Der ServletContainer erzeugt eine neue Session ID wenn keine vorhanden ist bevor der Request dein Servlet errreicht, die session ist nie null.
Du kannst aber prüfen ob eine Session neu ist


----------



## MQue (17. Jun 2009)

maki hat gesagt.:


> Der ServletContainer erzeugt eine neue Session ID wenn keine vorhanden ist bevor der Request dein Servlet errreicht, die session ist nie null.
> Du kannst aber prüfen ob eine Session neu ist



Vielen Dank erstmal, war gestern schon verzweifelt, ganz versteh ichs aber immer noch nicht, wir haben nämlich den Pseudocode so vorgegeben bekommen, der Prof geht also davon aus, dass keine Session vom Container erzeugt wird für eine (neue) Anfrage,
Kann man das auch irgendwie unterbinden (z.B.: im deployment descriptor)?

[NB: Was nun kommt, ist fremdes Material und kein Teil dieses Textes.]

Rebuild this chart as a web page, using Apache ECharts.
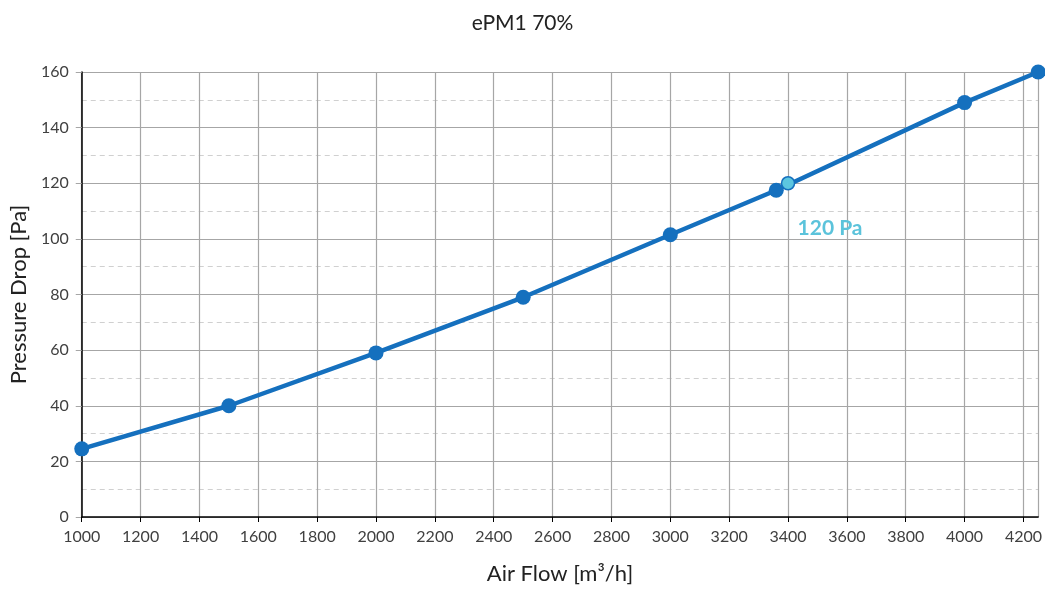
<!DOCTYPE html>
<html><head><meta charset="utf-8">
<script src="https://cdn.jsdelivr.net/npm/echarts@6/dist/echarts.min.js"></script>
<style>html,body{margin:0;padding:0;background:#fff}#c{width:1045px;height:590px}</style>
</head><body><div id="c"></div>
<script>
const titleText = 'ePM1 70%';
const xName = 'Air Flow [m³/h]';
const yName = 'Pressure Drop [Pa]';
const airflow = [1000, 1500, 2000, 2500, 3000, 3360, 4000, 4250];
const pressure = [24.5, 40, 59, 79, 101.5, 117.5, 149, 160];
const highlightX = [3400];
const highlightY = [120];
const highlightLabel = '120 Pa';

const font = 'Lato, "Open Sans", sans-serif';
const chart = echarts.init(document.getElementById('c'));
chart.setOption({
  animation: false,
  title: {text: titleText, left: 'center', top: 8,
    textStyle: {fontFamily: font, fontSize: 21, fontWeight: 'normal', color: '#222'}},
  grid: {left: 81, right: 5, top: 72, bottom: 64},
  xAxis: {
    type: 'value', min: 1000, max: 4250, interval: 200,
    name: xName, nameLocation: 'middle', nameGap: 46,
    nameTextStyle: {fontFamily: font, fontSize: 22, color: '#222'},
    axisLine: {lineStyle: {color: '#000', width: 1.5}},
    axisTick: {show: true, length: 5, lineStyle: {color: '#000'}},
    axisLabel: {fontFamily: font, fontSize: 16, color: '#404040', margin: 12, showMaxLabel: false,
      formatter: v => String(v)},
    splitLine: {show: true, lineStyle: {color: '#A6A6A6', width: 1.2}}
  },
  yAxis: {
    type: 'value', min: 0, max: 160, interval: 20,
    name: yName, nameLocation: 'middle', nameGap: 48,
    nameTextStyle: {fontFamily: font, fontSize: 22, color: '#222'},
    axisLine: {show: true, lineStyle: {color: '#000', width: 1.5}},
    axisTick: {show: true, length: 6, lineStyle: {color: '#A6A6A6'}},
    axisLabel: {fontFamily: font, fontSize: 16, color: '#404040', margin: 13},
    splitLine: {show: true, lineStyle: {color: '#A6A6A6', width: 1.2}},
    minorTick: {show: false, splitNumber: 2},
    minorSplitLine: {show: true, lineStyle: {color: '#D0D0D0', type: [5, 4], width: 1}}
  },
  series: [
    {
      type: 'line',
      data: airflow.map((x, i) => [x, pressure[i]]),
      lineStyle: {color: '#1570BE', width: 4.5},
      itemStyle: {color: '#1570BE'},
      symbol: 'circle', symbolSize: 15,
      z: 2
    },
    {
      type: 'line',
      data: highlightX.map((x, i) => [x, highlightY[i]]),
      symbol: 'circle', symbolSize: 13,
      itemStyle: {color: '#5CC6E0', borderColor: '#1570BE', borderWidth: 1.5},
      label: {show: true, formatter: highlightLabel, position: 'bottom', offset: [42, 22],
        fontFamily: font, fontSize: 21, fontWeight: 'bold', color: '#5BC3DB'},
      z: 3
    }
  ]
});
</script></body></html>
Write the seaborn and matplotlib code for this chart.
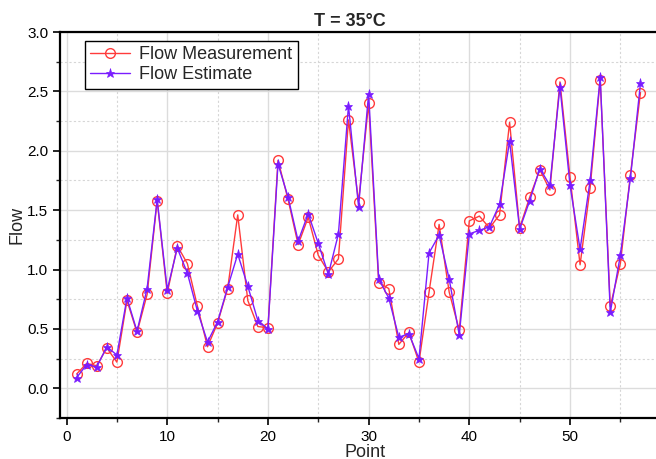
import numpy as np
import pandas as pd
import matplotlib
matplotlib.use('Agg')
import matplotlib.pyplot as plt
from matplotlib.ticker import MultipleLocator
import seaborn as sns

# Data
points = list(range(1, 58))
flow_measurement = [
    0.12, 0.21, 0.19, 0.34, 0.22, 0.74, 0.47, 0.79, 1.58, 0.80,
    1.20, 1.05, 0.69, 0.35, 0.55, 0.84, 1.46, 0.74, 0.52, 0.51,
    1.92, 1.59, 1.21, 1.44, 1.12, 0.98, 1.09, 2.26, 1.57, 2.40,
    0.89, 0.84, 0.37, 0.47, 0.22, 0.81, 1.38, 0.81, 0.49, 1.41,
    1.45, 1.35, 1.46, 2.24, 1.35, 1.61, 1.84, 1.67, 2.58, 1.78,
    1.04, 1.69, 2.60, 0.69, 1.05, 1.80, 2.49,
]
flow_estimate = [
    0.09, 0.20, 0.18, 0.35, 0.28, 0.76, 0.48, 0.84, 1.59, 0.83,
    1.18, 0.97, 0.65, 0.39, 0.56, 0.85, 1.13, 0.86, 0.57, 0.50,
    1.89, 1.61, 1.24, 1.47, 1.22, 0.96, 1.30, 2.38, 1.53, 2.48,
    0.92, 0.76, 0.43, 0.46, 0.25, 1.14, 1.29, 0.92, 0.45, 1.30,
    1.33, 1.36, 1.55, 2.08, 1.34, 1.58, 1.85, 1.71, 2.54, 1.71,
    1.17, 1.75, 2.62, 0.64, 1.12, 1.77, 2.57,
]

df = pd.DataFrame({'Point': points,
                   'Flow Measurement': flow_measurement,
                   'Flow Estimate': flow_estimate})

sns.set_theme(style='ticks')
plt.rcParams['font.family'] = ['Liberation Sans', 'DejaVu Sans']

fig = plt.figure(figsize=(6.56, 4.59), dpi=100)
ax = fig.add_axes([60 / 656, 41 / 459, 610 / 656, 386 / 459])

red = '#ff3b3b'
purple = '#7a1cff'

sns.lineplot(data=df, x='Point', y='Flow Measurement', ax=ax, color=red,
             marker='o', markersize=7, markerfacecolor='none',
             markeredgecolor=red, markeredgewidth=1.0, linewidth=1.0,
             label='Flow Measurement', zorder=3)
sns.lineplot(data=df, x='Point', y='Flow Estimate', ax=ax, color=purple,
             marker='*', markersize=6.5, markerfacecolor=purple,
             markeredgecolor=purple, markeredgewidth=0.5, linewidth=1.0,
             label='Flow Estimate', zorder=4)

ax.set_xlim(-0.65, 59.93)
ax.set_ylim(-0.25, 3.0)
ax.xaxis.set_major_locator(MultipleLocator(10))
ax.xaxis.set_minor_locator(MultipleLocator(5))
ax.yaxis.set_major_locator(MultipleLocator(0.5))
ax.yaxis.set_minor_locator(MultipleLocator(0.25))
ax.yaxis.set_major_formatter(matplotlib.ticker.FormatStrFormatter('%.1f'))

ax.grid(which='major', color='#dcdcdc', linestyle='-', linewidth=1.0)
ax.grid(which='minor', color='#d6d6d6', linestyle=(0, (2, 2)), linewidth=0.8)
ax.set_axisbelow(True)

for side in ['left', 'bottom', 'top']:
    ax.spines[side].set_linewidth(1.6)
    ax.spines[side].set_color('black')
ax.spines['right'].set_visible(False)

ax.tick_params(which='major', direction='out', length=5, width=1.2,
               labelsize=11, colors='black', top=False, right=False)
ax.tick_params(which='minor', direction='out', length=3, width=1.0,
               top=False, right=False)

ax.set_xlabel('Point', fontsize=13, labelpad=0)
ax.set_ylabel('Flow', fontsize=13, labelpad=1)
ax.set_title('T = 35°C', fontsize=13, fontweight='bold', x=(350 - 60) / 610, pad=4)

leg = ax.legend(loc='upper left', bbox_to_anchor=(25 / 610, 1 - 9 / 386),
                borderaxespad=0, fontsize=13, frameon=True, fancybox=False,
                handlelength=2.2, handletextpad=0.5, borderpad=0.3,
                labelspacing=0.15)
leg.get_frame().set_edgecolor('black')
leg.get_frame().set_linewidth(1.0)
leg.get_frame().set_alpha(1)

fig.savefig('out.png', dpi=100)
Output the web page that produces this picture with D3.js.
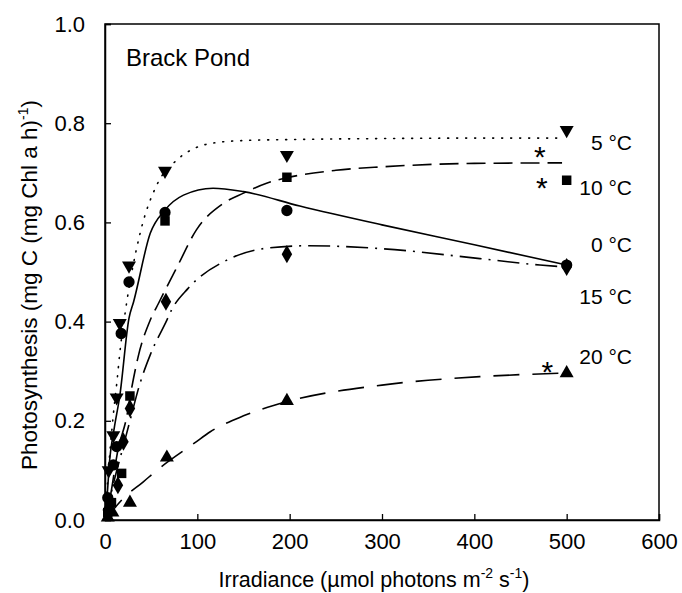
<!DOCTYPE html>
<html>
<head>
<meta charset="utf-8">
<script src="https://cdn.jsdelivr.net/npm/d3@7"></script>
<style>
  html, body { margin: 0; padding: 0; background: #fff; }
  svg { display: block; font-family: Arial, "Liberation Sans", Helvetica, sans-serif; }
</style>
</head>
<body>
<svg id="chart" width="682" height="593"></svg>
<script>
// ---------- data ----------
const xTicks = [0, 100, 200, 300, 400, 500, 600];
const yTicks = [0.0, 0.2, 0.4, 0.6, 0.8, 1.0];

// measured points
const c0X  = [3, 9, 12.6, 17.5, 26, 65, 197, 500];
const c0Y  = [0.045, 0.111, 0.148, 0.376, 0.48, 0.62, 0.624, 0.514];
const c5X  = [4, 9, 12.6, 16, 26, 65, 197, 500];
const c5Y  = [0.10, 0.171, 0.247, 0.397, 0.513, 0.704, 0.736, 0.786];
const c10X = [3, 7, 18, 27, 65, 197, 500];
const c10Y = [0.015, 0.035, 0.094, 0.25, 0.603, 0.691, 0.685];
const c15X = [3, 14, 20, 27, 66, 197, 500];
const c15Y = [0.02, 0.07, 0.158, 0.225, 0.44, 0.536, 0.51];
const c20X = [3, 8, 27, 67, 197, 500];
const c20Y = [0.005, 0.015, 0.035, 0.126, 0.24, 0.296];

// fitted curves
const f0X  = [0, 2, 5, 10, 16, 26, 31, 49, 65, 85, 117, 150, 211, 300, 400, 500];
const f0Y  = [0, 0.04, 0.12, 0.185, 0.25, 0.407, 0.44, 0.578, 0.625, 0.655, 0.669, 0.662, 0.633, 0.595, 0.555, 0.514];
const f5X  = [0, 5, 10, 13, 16, 22, 38, 56, 78, 99, 121, 150, 200, 300, 400, 495];
const f5Y  = [0, 0.13, 0.23, 0.28, 0.336, 0.42, 0.578, 0.675, 0.726, 0.751, 0.761, 0.765, 0.767, 0.769, 0.77, 0.77];
const f10X = [0, 5, 14, 23.5, 28.5, 36, 49, 58, 78, 99, 128, 150, 175, 197, 250, 300, 400, 495];
const f10Y = [0, 0.04, 0.141, 0.208, 0.262, 0.33, 0.403, 0.437, 0.51, 0.585, 0.638, 0.659, 0.679, 0.69, 0.705, 0.712, 0.719, 0.72];
const f15X = [0, 10, 20, 27, 38, 49, 67, 72, 90, 132, 175, 220, 300, 406, 471, 500];
const f15Y = [0, 0.08, 0.15, 0.2, 0.276, 0.333, 0.403, 0.423, 0.467, 0.524, 0.548, 0.553, 0.547, 0.527, 0.514, 0.51];
const f20X = [0, 20, 41.5, 56, 97.5, 114, 150, 200, 300, 406, 495];
const f20Y = [0, 0.044, 0.077, 0.1, 0.156, 0.178, 0.21, 0.24, 0.272, 0.289, 0.296];

// series labels at right
const labelText = ["5 °C", "10 °C", "0 °C", "15 °C", "20 °C"];
const labelY    = [0.745, 0.655, 0.54, 0.435, 0.315];

// asterisks (centre positions)
const starX = [471, 473, 479];
const starY = [0.746, 0.684, 0.3125];

// ---------- drawing ----------
const svg = d3.select("#chart");
const x = d3.scaleLinear().domain([0, 600]).range([105, 659]);
const y = d3.scaleLinear().domain([0, 1]).range([520, 24]);

const line = (xs, ys) => d3.line()
  .x(i => x(xs[i])).y(i => y(ys[i]))
  .curve(d3.curveMonotoneX)(d3.range(xs.length));

const curves = [
  {xs: f5X,  ys: f5Y,  dash: "1,8", w: 1.6, cap: "round"},
  {xs: f10X, ys: f10Y, dash: "19,8", w: 1.6, cap: "butt"},
  {xs: f15X, ys: f15Y, dash: "22,7,2,7", w: 1.6, cap: "butt"},
  {xs: f20X, ys: f20Y, dash: "26,13", w: 1.6, cap: "butt"},
  {xs: f0X,  ys: f0Y,  dash: null, w: 1.6, cap: "butt"}
];
curves.forEach(c => {
  svg.append("path").attr("d", line(c.xs, c.ys))
    .attr("fill", "none").attr("stroke", "#000")
    .attr("stroke-width", c.w)
    .attr("stroke-linecap", c.cap)
    .attr("stroke-dasharray", c.dash);
});

// markers
const sym = {
  circle: d3.symbol().type(d3.symbolCircle).size(100),
  square: d3.symbol().type(d3.symbolSquare).size(90),
  diamond: d3.symbol().type(d3.symbolDiamond).size(95),
  triangle: d3.symbol().type(d3.symbolTriangle).size(85)
};
function markers(xs, ys, gen, rot) {
  svg.append("g").selectAll("path").data(d3.range(xs.length)).join("path")
    .attr("d", gen())
    .attr("transform", i => `translate(${x(xs[i])},${y(ys[i])}) rotate(${rot})`)
    .attr("fill", "#000");
}
markers(c20X, c20Y, sym.triangle, 0);
markers(c15X, c15Y, sym.diamond, 0);
markers(c10X, c10Y, sym.square, 0);
markers(c5X, c5Y, sym.triangle, 180);
markers(c0X, c0Y, sym.circle, 0);

// asterisks
svg.append("g").selectAll("text").data(d3.range(starX.length)).join("text")
  .attr("x", i => x(starX[i])).attr("y", i => y(starY[i]) + 17)
  .attr("text-anchor", "middle").attr("font-size", 30).text("*");

// frame
svg.append("rect").attr("x", x(0)).attr("y", y(1))
  .attr("width", x(600) - x(0)).attr("height", y(0) - y(1))
  .attr("fill", "none").attr("stroke", "#000").attr("stroke-width", 1.5);

// axes
const xAxis = svg.append("g").attr("transform", `translate(0,${y(0)})`)
  .call(d3.axisBottom(x).tickValues(xTicks).tickSize(-6).tickPadding(13).tickFormat(d3.format("d")));
const yAxis = svg.append("g").attr("transform", `translate(${x(0)},0)`)
  .call(d3.axisLeft(y).tickValues(yTicks).tickSize(-6).tickPadding(20).tickFormat(d3.format(".1f")));
[xAxis, yAxis].forEach(a => {
  a.select(".domain").attr("stroke-width", 1.5);
  a.selectAll("text").attr("font-size", 22).attr("font-family", "Arial, 'Liberation Sans', sans-serif").attr("fill", "#000");
  a.selectAll("line").attr("stroke-width", 1.3);
});

// title
svg.append("text").attr("x", 126).attr("y", 66).attr("font-size", 24).text("Brack Pond");

// series labels
svg.append("g").selectAll("text").data(d3.range(labelText.length)).join("text")
  .attr("x", 632).attr("y", i => y(labelY[i])).attr("text-anchor", "end")
  .attr("font-size", 21).text(i => labelText[i]);

// x axis title
const xt = svg.append("text").attr("x", 374).attr("y", 587).attr("text-anchor", "middle").attr("font-size", 21.5);
xt.append("tspan").text("Irradiance (µmol photons m");
xt.append("tspan").attr("dy", -9).attr("font-size", 14).text("-2");
xt.append("tspan").attr("dy", 9).text(" s");
xt.append("tspan").attr("dy", -9).attr("font-size", 14).text("-1");
xt.append("tspan").attr("dy", 9).text(")");

// y axis title
const yt = svg.append("text").attr("transform", "translate(37,285) rotate(-90)")
  .attr("text-anchor", "middle").attr("font-size", 22.5);
yt.append("tspan").text("Photosynthesis (mg C (mg Chl a h)");
yt.append("tspan").attr("dy", -9).attr("font-size", 14).text("-1");
yt.append("tspan").attr("dy", 9).text(")");
</script>
</body>
</html>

dann würde man session.getSession(false) auch nie benötigen, da sowieso immer eine Session existiert, oder?

Vielen Dank!!,


----------



## MQue (22. Jun 2009)

maki hat gesagt.:


> Der ServletContainer erzeugt eine neue Session ID wenn keine vorhanden ist bevor der Request dein Servlet errreicht, die session ist nie null.
> Du kannst aber prüfen ob eine Session neu ist



Jetzt hab ich nochmal einen Spezialfall zu diesem Thema und zwar hab ich als start eine index.jsp und diese leitet dann weiter an ein Servlet,
wenn ich jetzt im Servlet abfrage ob die Session neu ist (session.isNew()), dann bekomme ich immer false, 
heißt das, dass diese Session schon von der jsp angelegt wird und deshalb im Servlet sowieso nie null ist?

lg


----------



## maki (22. Jun 2009)

> Jetzt hab ich nochmal einen Spezialfall zu diesem Thema und zwar hab ich als start eine index.jsp und diese leitet dann weiter an ein Servlet,
> wenn ich jetzt im Servlet abfrage ob die Session neu ist (session.isNew()), dann bekomme ich immer false,
> heißt das, dass diese Session schon von der jsp angelegt wird und deshalb im Servlet sowieso nie null ist?


Natürlich, eine JSP ist auch nur ein Servlet.


----------



## MQue (22. Jun 2009)

maki hat gesagt.:


> Natürlich, eine JSP ist auch nur ein Servlet.



nie new ist, also isNew() immer false zurückgibt, wollte ich schreiben, sorry!


----------